Stocks Fell in 2018: Is Real Estate an Option?

Compared to recent years, 2018 was not a good year for the stock market. The major United States indexes posted their “worst yearly performances since the financial crisis” on the last day of the year, according to CNBC.

The S&P 500 and Dow Jones Industrial Average were down 6.2 percent and 5.6 percent, respectively, for 2018. Both indexes logged in their biggest annual losses since 2008, when they plunged 38.5 percent and 33.8 percent, respectively. The Nasdaq Composite lost 3.9 percent in 2018, its worst year in a decade, when it dropped 40 percent.

The S&P 500 and Dow fell for the first time in three years, while the Nasdaq snapped a six-year winning streak. 2018 was a year fraught with volatility, characterized by record highs and sharp reversals. This year also marks the first time ever the S&P 500 posts a decline after rising in the first three quarters.

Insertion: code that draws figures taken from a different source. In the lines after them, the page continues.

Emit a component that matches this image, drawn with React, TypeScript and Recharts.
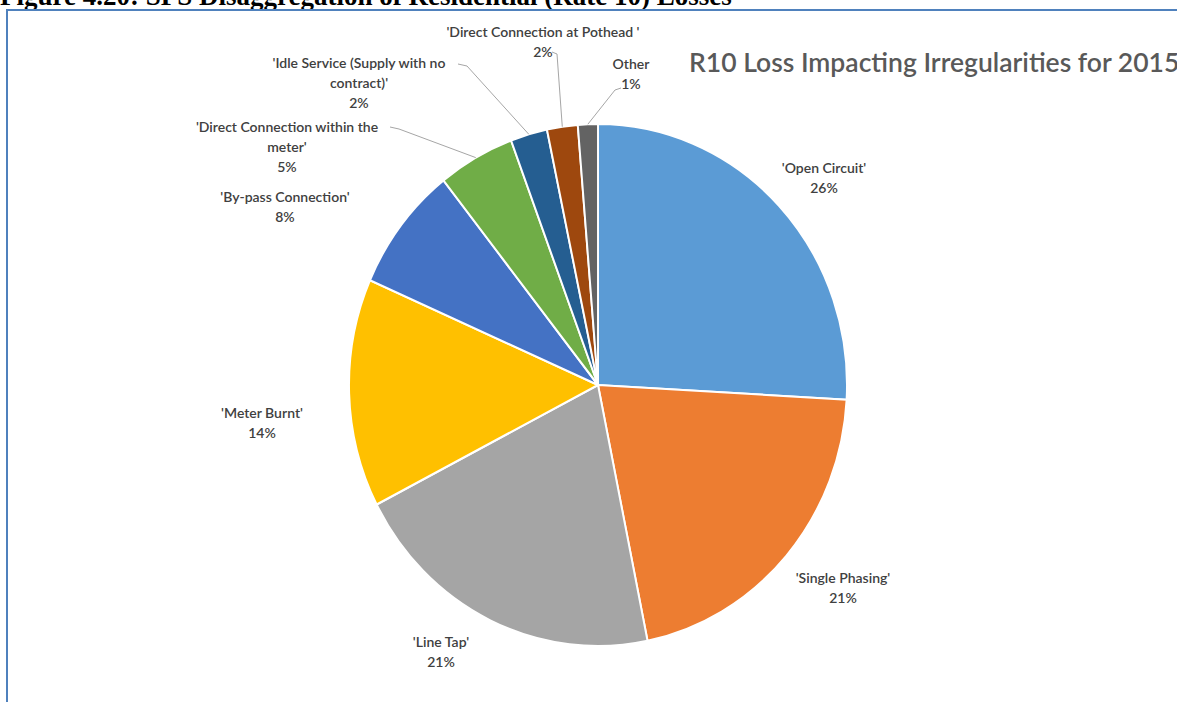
import React from 'react';
import { PieChart, Pie, Cell } from 'recharts';

const categories = [
  "'Open Circuit'",
  "'Single Phasing'",
  "'Line Tap'",
  "'Meter Burnt'",
  "'By-pass Connection'",
  "'Direct Connection within the meter'",
  "'Idle Service (Supply with no contract)'",
  "'Direct Connection at Pothead '",
  'Other',
];
const values = [26, 21, 20.7, 14.2, 7.8, 5, 2.4, 2, 1.3];
const colors = ['#5B9BD5', '#ED7D31', '#A5A5A5', '#FFC000', '#4472C4', '#70AD47', '#255E91', '#9E480E', '#636363'];

const labelTextLines: string[][] = [
  ["'Open Circuit'"],
  ["'Single Phasing'"],
  ["'Line Tap'"],
  ["'Meter Burnt'"],
  ["'By-pass Connection'"],
  ["'Direct Connection within the", "meter'"],
  ["'Idle Service (Supply with no", "contract)'"],
  ["'Direct Connection at Pothead '"],
  ['Other'],
];
// label text anchor (center x, first line y) and optional leader elbow
const labelPos: { x: number; y: number; elbow?: number[][] }[] = [
  { x: 824, y: 167 },
  { x: 843, y: 577 },
  { x: 441, y: 641 },
  { x: 262, y: 412 },
  { x: 285, y: 196 },
  { x: 287, y: 126, elbow: [[390, 127], [399, 129]] },
  { x: 359, y: 62, elbow: [[458, 64], [467, 66]] },
  { x: 543, y: 31, elbow: [[552, 52], [557, 54]] },
  { x: 631, y: 63, elbow: [[621, 88], [615, 90]] },
];

const data = categories.map((name, i) => ({ name, value: values[i] }));

const CX = 598;
const CY = 385;
const R = 255;
const RX = 249;
const RY = 261;

const LABEL_FONT = 'Lato, "Open Sans", sans-serif';

const renderLabel = (props: any) => {
  const { cx, cy, midAngle, percent, index } = props;
  const pos = labelPos[index];
  const lines = labelTextLines[index];
  const pct = `${Math.round(percent * 100)}%`;
  const RAD = Math.PI / 180;
  const ex = cx + RX * Math.cos(-midAngle * RAD);
  const ey = cy + RY * Math.sin(-midAngle * RAD);
  const all = [...lines, pct];
  return (
    <g key={`lbl-${index}`}>
      {pos.elbow && (
        <polyline
          points={`${pos.elbow[0][0]},${pos.elbow[0][1]} ${pos.elbow[1][0]},${pos.elbow[1][1]} ${ex},${ey}`}
          fill="none"
          stroke="#A6A6A6"
          strokeWidth={1}
        />
      )}
      {all.map((t, k) => (
        <text
          key={k}
          x={pos.x}
          y={pos.y + k * 20}
          textAnchor="middle"
          dominantBaseline="central"
          fontFamily={LABEL_FONT}
          fontSize={14}
          fontWeight={600}
          fill="#404040"
        >
          {t}
        </text>
      ))}
    </g>
  );
};

export default function App() {
  return (
    <div style={{ position: 'absolute', left: 0, top: 0, width: 1177, height: 702, overflow: 'hidden', background: '#fff' }}>
      <style>{`
        .recharts-pie-sector .recharts-sector {
          transform-box: view-box;
          transform-origin: ${CX}px ${CY}px;
          transform: scale(${RX / R}, ${RY / R});
        }
      `}</style>
      <div
        style={{
          position: 'absolute',
          left: 0,
          top: -19,
          fontFamily: '"Liberation Serif", "Times New Roman", serif',
          fontWeight: 700,
          fontSize: 27,
          whiteSpace: 'nowrap',
          color: '#000',
        }}
      >
        Figure 4.20: SPS Disaggregation of Residential (Rate 10) Losses
      </div>
      <div
        style={{
          position: 'absolute',
          left: 6,
          top: 9,
          width: 1200,
          height: 720,
          borderLeft: '2px solid #4F81BD',
          borderTop: '2px solid #4F81BD',
        }}
      />
      <div style={{ position: 'absolute', left: 0, top: 0 }}>
        <PieChart width={1177} height={702} margin={{ top: 0, right: 0, bottom: 0, left: 0 }}>
          <text
            x={689}
            y={62}
            dominantBaseline="central"
            fontFamily={LABEL_FONT}
            fontSize={26.5}
            fontWeight={600}
            fill="#595959"
          >
            R10 Loss Impacting Irregularities for 2015
          </text>
          <Pie
            data={data}
            dataKey="value"
            nameKey="name"
            cx={CX}
            cy={CY}
            outerRadius={R}
            startAngle={90}
            endAngle={-270}
            stroke="#ffffff"
            strokeWidth={2}
            isAnimationActive={false}
            label={renderLabel}
            labelLine={false}
          >
            {data.map((d, i) => (
              <Cell key={d.name} fill={colors[i]} />
            ))}
          </Pie>
        </PieChart>
      </div>
    </div>
  );
}
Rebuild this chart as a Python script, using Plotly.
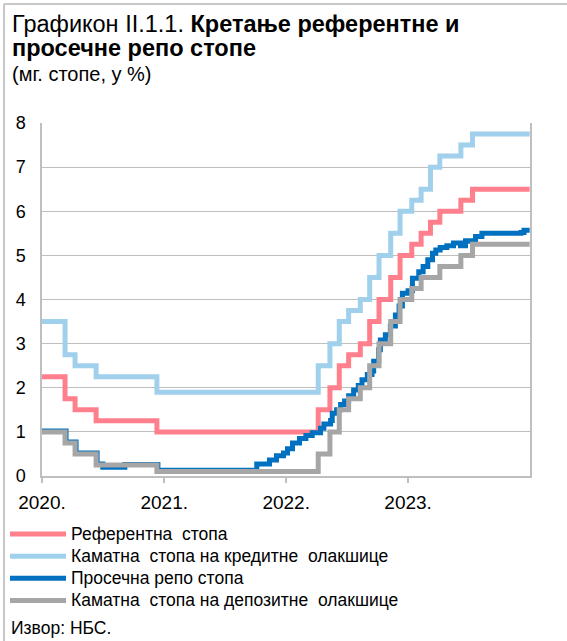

Even if stocks began to rebound in 2019, some in the financial industry say upward mobility wouldn’t last. Former Federal Reserve Chairman Alan Greenspan recently warned on CNN to prepare for the worst.

The former Federal Reserve chairman who famously warned more than two decades ago about “irrational exuberance” in the stock market doesn’t see equity prices going any higher than they are now.

“It would be very surprising to see it sort of stabilize here, and then take off,” Greenspan said in an interview with CNN anchor Julia Chatterley.

At the end of that run, run for cover.

Alan Greenspan

He added that markets could still go up further — but warned investors that the correction would be painful.

What options do nervous investors have if they want to attempt to protect against potential losses? Real estate is a possible option for diversifying and mitigating risk.

If history is any guide, the housing market could be the unlikely safe haven in the next recession once again.

The U.S. housing market has weathered all the recessions since 1980, with the exception of the Great Recession of 2008, Jefferies pointed out in a recent note.

The FHFA U.S. house price index rose by an average of 7.4 percent in the year prior to a recession and prices rose an average of 2.7 percent from the start of a recession to the end, the note stated.

“Other than during the GFC (Great Financial Crisis), home prices have kept rising even during recessions, probably because rates fall, the vast majority of people retained jobs and household formation continues,” said Thomas J. Thornton, Jefferies’ head of U.S. equity product management, in the note to clients.

Financial professionals believe housing would fare better than it did in 2008 were there to be another recession.

The subprime mortgage crisis brought about the last recession in 2008, but the housing market has since roared back with better lending standards. Lower long-term interest rates also boosted housing demand.

Real estate and other alternative investments can be part of your retirement investing.

If you’re looking to diversify your portfolio or already have an interest in investments such as real estate, it’s possible to use the same vehicle that you use to invest in stocks and bonds.

IRAs, Roth IRAs, and other accounts can hold a range of investments in addition to stocks, bonds, and mutual funds. Possible investments in these self-directed accounts can include real estate, notes, private placements, and even cryptocurrency.

Discover more about diversifying your investing with a self-directed IRA.


I plan to purchase a rental property with my IRA. Does the rental income have to go back into my IRA?

Yes, all income generated by an IRA-owned property must return to your IRA. This ensures that you retain the tax-deferred or tax-free status of the investment.


Can my IRA purchase real estate that I currently own?

No. This is considered a prohibited transaction (see IRC 4975). You may not purchase a property, or interest in a property, that’s currently owned by a disqualified person, which includes yourself.